Friday, September 28, 2012

Sin, Sex, Love, at Mist Harbor

It's Guy Day Friday at my blog today. I love featuring the guy's point of view. Misha Petrovich is the guy and just what does he think when he discovers an heirloom locket around the neck of a woman who runs a boarding house.


Ariel Cameron touched him like no other woman ever had. He felt her needs and her fears. He understood her desperate struggle with her disability because in a strange way he was crippled too.

Even while he kept his distance, watching her, she’d burrowed a deep path into his heart. His gut tightened into a hard knot of pain and anger.

Until tonight, he’d never kissed her, never held her hand in his. Until a few hours ago, he’d stayed away from her, sensing the danger in coming too close.

Too late he knew the threat to him was real. The kiss they shared had kindled a fire inside, an inferno he could not smother. Unknowingly, she toyed with him, played with his emotions and like a starving man, he begged for more.

He felt ripped apart, torn, battered, and confused.

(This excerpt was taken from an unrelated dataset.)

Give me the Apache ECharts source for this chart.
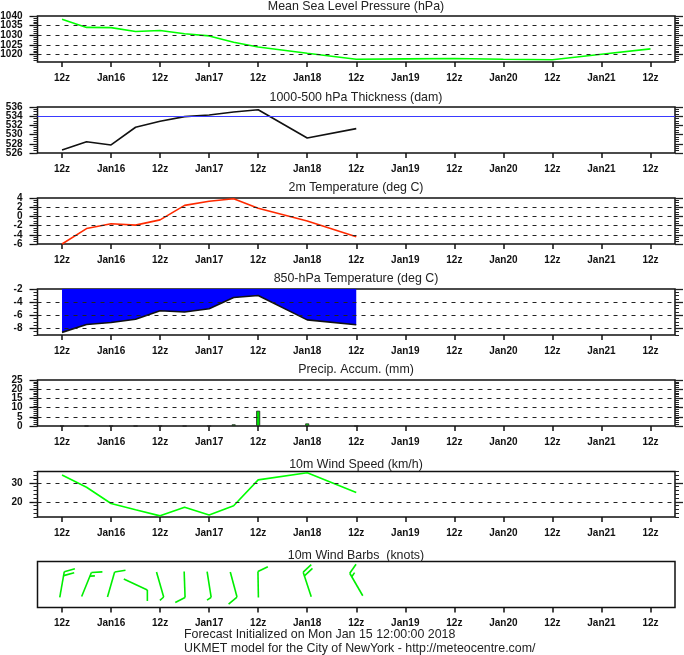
<!DOCTYPE html>
<html>
<head>
<meta charset="utf-8">
<title>UKMET meteogram</title>
<script src="https://cdn.jsdelivr.net/npm/echarts@6/dist/echarts.min.js"></script>
<style>
	html, body { margin: 0; padding: 0; background: #fff; }
	#main { width: 684px; height: 655px; }
</style>
</head>
<body>
<div id="main"></div>
<script>
// forecast hours since Jan 15 12z
var hoursLong = [0, 6, 12, 18, 24, 30, 36, 42, 48, 60, 72, 84, 96, 108, 120, 132, 144];
var hoursShort = [0, 6, 12, 18, 24, 30, 36, 42, 48, 60, 72];
var xTicks = [0, 12, 24, 36, 48, 60, 72, 84, 96, 108, 120, 132, 144];
var xLabels = ['12z', 'Jan16', '12z', 'Jan17', '12z', 'Jan18', '12z', 'Jan19', '12z', 'Jan20', '12z', 'Jan21', '12z'];

var pressure = [1038.3, 1034.1, 1034, 1032, 1032.5, 1030.8, 1029.7, 1026.4, 1024, 1020.7, 1017.6, 1017.8, 1018, 1017.6, 1017.4, 1020.2, 1023];
var thickness = [526.65, 528.45, 527.75, 531.6, 532.9, 533.9, 534.25, 534.9, 535.4, 529.25, 531.3];
var temp2m = [-6, -2.65, -1.6, -1.9, -0.75, 2.4, 3.3, 3.85, 1.75, -1, -4.4];
var temp850 = [-8.6, -7.4, -7.1, -6.6, -5.3, -5.5, -5, -3.3, -3, -6.7, -7.45];
var precip = [0, 0, 0, 0, 0, 0, 0, 0.9, 8.3, 1.4, 0];
var windSpeed = [34.2, 27.7, 19.1, 15.8, 12.6, 17.2, 13, 17.9, 31.6, 35.3, 24.9];

// barbs: direction the shaft points to (deg from north), long and short feathers
var barbDir = [10, 22, 16, 115, 164, 178, 171, 165, 359, 342, 330];
var barbLong = [2, 1, 1, 1, 0, 1, 0, 1, 1, 2, 1];
var barbShort = [0, 1, 0, 0, 1, 0, 1, 0, 0, 0, 1];

var pressureTicks = [1040, 1035, 1030, 1025, 1020];
var thicknessTicks = [536, 534, 532, 530, 528, 526];
var temp2mTicks = [4, 2, 0, -2, -4, -6];
var temp850Ticks = [-2, -4, -6, -8];
var precipTicks = [25, 20, 15, 10, 5, 0];
var windTicks = [30, 20];

var pressureDash = [1035, 1030, 1025, 1020];
var temp2mDash = [2, 0, -2, -4];
var temp850Dash = [-4, -6, -8];
var precipDash = [20, 15, 10, 5];
var windDash = [30, 20];
var thicknessRef = [534];

var FONT = '"Liberation Sans", Arial, sans-serif';
var LEFT = 37.5, WIDTH = 637.5;

function zip(a, b) {
	return a.map(function (v, i) { return [v, b[i]]; });
}

// small tick positions between min and max
function minorValues(min, max, step) {
	var list = [];
	for (var v = min; v <= max + 1e-6; v += step) {
		list.push(v);
	}
	return list;
}

var panels = [
	{ title: 'Mean Sea Level Pressure (hPa)', titleTop: 1, top: 16, height: 46, min: 1016.2, max: 1040, ticks: pressureTicks, minor: 1, minorFrom: 1017 },
	{ title: '1000-500 hPa Thickness (dam)', titleTop: 92, top: 107, height: 46, min: 526, max: 536, ticks: thicknessTicks, minor: 0.5, minorFrom: 526 },
	{ title: '2m Temperature (deg C)', titleTop: 182, top: 198, height: 46, min: -6, max: 4, ticks: temp2mTicks, minor: 0.5, minorFrom: -6 },
	{ title: '850-hPa Temperature (deg C)', titleTop: 273, top: 289, height: 46, min: -9, max: -2, ticks: temp850Ticks, minor: 0.5, minorFrom: -9 },
	{ title: 'Precip. Accum. (mm)', titleTop: 364, top: 380, height: 46, min: 0, max: 25, ticks: precipTicks, minor: 1, minorFrom: 0 },
	{ title: '10m Wind Speed (km/h)', titleTop: 459, top: 471.5, height: 45.5, min: 12, max: 36, ticks: windTicks, minor: 2, minorFrom: 12 },
	{ title: '10m Wind Barbs  (knots)', titleTop: 550, top: 561.5, height: 46, min: -1, max: 1, ticks: [], minor: 0, minorFrom: 0 }
];

var grids = [], xAxes = [], yAxes = [], titles = [];

function yLabel(values) {
	return {
		show: values.length > 0, margin: 15, customValues: values, hideOverlap: false,
		showMinLabel: true, showMaxLabel: true,
		fontFamily: FONT, fontSize: 10, fontWeight: 'bold', color: '#111',
		formatter: function (v) { return String(v); }
	};
}

panels.forEach(function (p, i) {
	grids.push({
		left: LEFT, width: WIDTH, top: p.top, height: p.height, outerBoundsMode: 'none',
		show: true, borderColor: '#111', borderWidth: 1.5, backgroundColor: 'transparent'
	});
	titles.push({
		text: p.title, left: 356, top: p.titleTop, textAlign: 'center', padding: 0,
		textStyle: { fontFamily: FONT, fontSize: 12.4, fontWeight: 'normal', color: '#222' }
	});
	xAxes.push({
		type: 'value', gridIndex: i, min: -6, max: 150, position: 'bottom',
		axisLine: { show: false, onZero: false },
		splitLine: { show: false },
		axisTick: { show: true, length: 5, customValues: xTicks, lineStyle: { color: '#111', width: 1.5 } },
		axisLabel: {
			show: true, margin: 11, customValues: xTicks, hideOverlap: false,
			showMinLabel: true, showMaxLabel: true,
			fontFamily: FONT, fontSize: 10, fontWeight: 'bold', color: '#111',
			formatter: function (v) { return xLabels[xTicks.indexOf(v)]; }
		}
	});
	var minorList = p.minor ? minorValues(p.minorFrom, p.max, p.minor) : [];
	// echarts drops tightly packed labels, so the labels are shared over the two left axes
	var labelsA = p.ticks.filter(function (v, k) { return k % 2 === 0; });
	var labelsB = p.ticks.filter(function (v, k) { return k % 2 === 1; });
	// major left, minor left, major right, minor right
	yAxes.push({
		type: 'value', gridIndex: i, position: 'left', min: p.min, max: p.max,
		show: p.ticks.length > 0,
		axisLine: { show: false, onZero: false },
		axisTick: { show: true, length: 8, customValues: p.ticks, lineStyle: { color: '#111', width: 1.3 } },
		axisLabel: yLabel(labelsA),
		splitLine: { show: false }
	});
	['left', 'right', 'right'].forEach(function (side, k) {
		var isMinor = k !== 1;
		yAxes.push({
			type: 'value', gridIndex: i, position: side, min: p.min, max: p.max,
			show: p.ticks.length > 0,
			axisLine: { show: false, onZero: false },
			axisLabel: k === 0 ? yLabel(labelsB) : { show: false },
			splitLine: { show: false },
			axisTick: {
				show: true, length: isMinor ? 4 : 8, customValues: isMinor ? minorList : p.ticks,
				lineStyle: { color: '#222', width: isMinor ? 1 : 1.3 }
			}
		});
	});
});

titles.push({
	text: 'Forecast Initialized on Mon Jan 15 12:00:00 2018', left: 184, top: 629, padding: 0,
	textStyle: { fontFamily: FONT, fontSize: 12.4, fontWeight: 'normal', color: '#222' }
});
titles.push({
	text: 'UKMET model for the City of NewYork - http://meteocentre.com/', left: 184, top: 643, padding: 0,
	textStyle: { fontFamily: FONT, fontSize: 12.4, fontWeight: 'normal', color: '#222' }
});

function lineSeries(panel, hours, values, color, dash) {
	var s = {
		type: 'line', xAxisIndex: panel, yAxisIndex: panel * 4,
		data: zip(hours, values), showSymbol: false, symbol: 'none', silent: true, clip: false,
		lineStyle: { color: color, width: 1.6 }
	};
	if (dash) {
		s.markLine = {
			silent: true, symbol: 'none', animation: false,
			label: { show: false },
			lineStyle: { color: '#222', width: 1, type: [4, 5] },
			data: dash.map(function (v) { return { yAxis: v }; })
		};
	}
	return s;
}

// one barb centred on its forecast hour; feathers sit at the far end of the shaft
function renderBarb(params, api) {
	var i = params.dataIndex;
	var c = api.coord([api.value(0), api.value(1)]);
	var rad = barbDir[i] * Math.PI / 180;
	var ux = Math.sin(rad), uy = -Math.cos(rad);
	var half = 13, step = 4;
	var tip = [c[0] + ux * half, c[1] + uy * half];
	var style = { stroke: '#00ee00', lineWidth: 1.6, fill: null };
	var children = [{
		type: 'line',
		shape: { x1: c[0] - ux * half, y1: c[1] - uy * half, x2: tip[0], y2: tip[1] },
		style: style
	}];
	var feather = rad + 65 * Math.PI / 180;
	var fx = Math.sin(feather), fy = -Math.cos(feather);
	var n = 0;
	function add(len) {
		var sx = tip[0] - ux * step * n, sy = tip[1] - uy * step * n;
		children.push({
			type: 'line',
			shape: { x1: sx, y1: sy, x2: sx + fx * len, y2: sy + fy * len },
			style: style
		});
		n++;
	}
	for (var l = 0; l < barbLong[i]; l++) { add(11); }
	for (var s = 0; s < barbShort[i]; s++) { add(5); }
	return { type: 'group', children: children };
}

var thicknessSeries = lineSeries(1, hoursShort, thickness, '#111');
thicknessSeries.markLine = {
	silent: true, symbol: 'none', animation: false,
	label: { show: false },
	lineStyle: { color: '#3a3aff', width: 1.2, type: 'solid' },
	data: thicknessRef.map(function (v) { return { yAxis: v }; })
};

var areaSeries = lineSeries(3, hoursShort, temp850, '#111', temp850Dash);
areaSeries.areaStyle = { color: '#0000ff', opacity: 1, origin: 'end' };

var barSeries = {
	type: 'bar', xAxisIndex: 4, yAxisIndex: 16, barWidth: 4, silent: true,
	data: zip(hoursShort, precip),
	itemStyle: { color: '#00e000', borderColor: '#222', borderWidth: 0.8 },
	markLine: {
		silent: true, symbol: 'none', animation: false,
		label: { show: false },
		lineStyle: { color: '#222', width: 1, type: [4, 5] },
		data: precipDash.map(function (v) { return { yAxis: v }; })
	}
};

var option = {
	animation: false,
	backgroundColor: '#fff',
	title: titles,
	grid: grids,
	xAxis: xAxes,
	yAxis: yAxes,
	series: [
		lineSeries(0, hoursLong, pressure, '#00ff00', pressureDash),
		thicknessSeries,
		lineSeries(2, hoursShort, temp2m, '#ff2a00', temp2mDash),
		areaSeries,
		barSeries,
		lineSeries(5, hoursShort, windSpeed, '#00ff00', windDash),
		{
			type: 'custom', xAxisIndex: 6, yAxisIndex: 24, silent: true, clip: false,
			data: hoursShort.map(function (h) { return [h, 0]; }),
			renderItem: renderBarb
		}
	]
};

var chart = echarts.init(document.getElementById('main'), null, { renderer: 'canvas' });
chart.setOption(option);
</script>
</body>
</html>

He didn’t like the feeling.

Birds floated on wind currents overhead. Sea gulls, he supposed, perhaps cormorants. He’d never learned what to call them but he’d heard people talking. Ariel knew the names of all the birds in these parts and the flowers too. She spent a lot of time reading and baking. Her oatmeal raisin cookies melted in his mouth.

He threw his head back and laughed at himself and the way he vacillated from one extreme to the other. When he wanted to push her from his thoughts, he remembered her cookies. He laughed again. The wind and the waves ate his laughter and left an empty hollow in the pit of his stomach.

He was a man in agony. His decision to pursue a union with this woman might well open a path to hell. All he had was gut reaction. In the darkest hour of the night, when his mind wandered to thoughts of her, he felt a foreboding sense of doom.

He turned and looked at the boardinghouse. "Bloody hell," he muttered and retraced his path. Men slipped in and out of the back of her house. But he was too late. The men disappeared in the grayness of the dawn.

He paused. Rain drizzled from the iron gray clouds above, ran in rivulets down his face and neck to pool beneath his collar. He should have grabbed his coat on the way out the door, but he’d been in too great a hurry to escape the stifling confines of her house, to escape the haunting memories of his past and the turbulent emotions of the present he now faced.